Extracts follow from a response to the above from Ross Gittins, Economics Editor of the Sydney Morning Herald – his headline was ‘Productivity Commission wants wage bargaining shifted further in favour of employers’
If you accept the Productivity Commission’s assumption that getting richer – “advancing prosperity” – is pretty much the only thing that matters, then the five priority areas it nominates in its five-yearly review of our productivity performance make a lot of sense.
But when you examine the things it says we should do to fix those five areas, you find too much of it is its same old preference for neoclassical ideology over empirical evidence.
And you find no acknowledgement that part of our claimed failure to improve the productivity of the “government-funded non-market services sector” has occurred because, over recent decades, governments have acted on the commission’s advice to keep the public sector small and taxes low by outsourcing the provision of human services to profit-motivated businesses.
Which, if anything, has made matters worse rather than better. As witness: the mess we’ve made of aged care and vocational education and training, and the ever-growing cost of the National Disability Insurance Scheme.
The report is quick to explain that improving productivity does not mean getting people to work harder. Perfectly true. It’s supposed to mean making workers more productive by giving them better training and better machines to work with.
Except that when you see the commission recommending a move to “modern, fit-for-purpose labour market regulation” – including, no doubt, getting rid of weekend penalty pay rates – you realise the Commission has learnt nothing from the failure of John Howard’s Work Choices, nor from the failure of the reduction in Sunday penalty payments to lead to any increase in weekend employment, as had been confidently predicted.
So, what the commission is really advocating is that the balance of power in wage bargaining be shifted further in favour of employers and away from workers and their unions. Which probably would lead to people working harder for little or no increase in pay.
What the commission should have said, but didn’t, is that workers would be more co-operative with bosses’ efforts to improve the productivity of their firms if they were more confident they’d get their fair share of the benefits. (N.B. In the UK, FTSE 100 CEO’s pay is now over 150 times the average salary paid to their troops – a fact never mentioned when wondering why we lag most other G7 nations in the productivity stakes)

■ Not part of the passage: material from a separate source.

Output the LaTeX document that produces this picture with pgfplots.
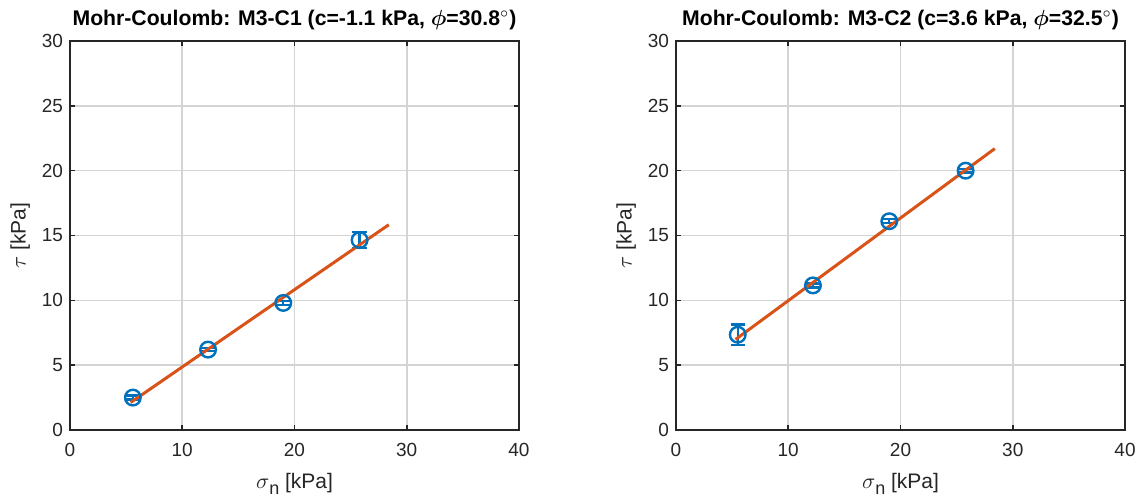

At present, they have good reason to doubt that they would.
What’s conspicuously absent from all the bemoaning of the slowdown in our rate of productivity improvement, is any acknowledgement that there’s also been a huge fall in the rate of the flow-through to real wages of what improvement we are achieving. But the commission long ago stopped pointing this out
Until the capitalist system goes back to keeping its promise that the workers will get their fair share of the benefits of capitalism – Australia’s households have no rational reason to give a stuff about what’s happening to productivity.
Our industries have become more oligopolised – allowed by our permissive takeover laws – and, not surprisingly, their profit margins (“markups,” in econospeak) have been creeping up.
No official will admit it, but it seems pretty clear that the reason the Reserve Bank has been raising interest rates so far and so fast – despite falling real wages – is the part that oligopolistic pricing power is playing in our high inflation rate.
And now further Treasury research has confirmed that our high degree of industry concentration (markets dominated by a few huge firms) has given employers greater power to limit the rise in wages.
All this makes it unsurprising that our rate of productivity improvement has weakened. It also helps explain why, over the past decade, virtually none of what improvement in the productivity of labour we have achieved has been passed on to real wages.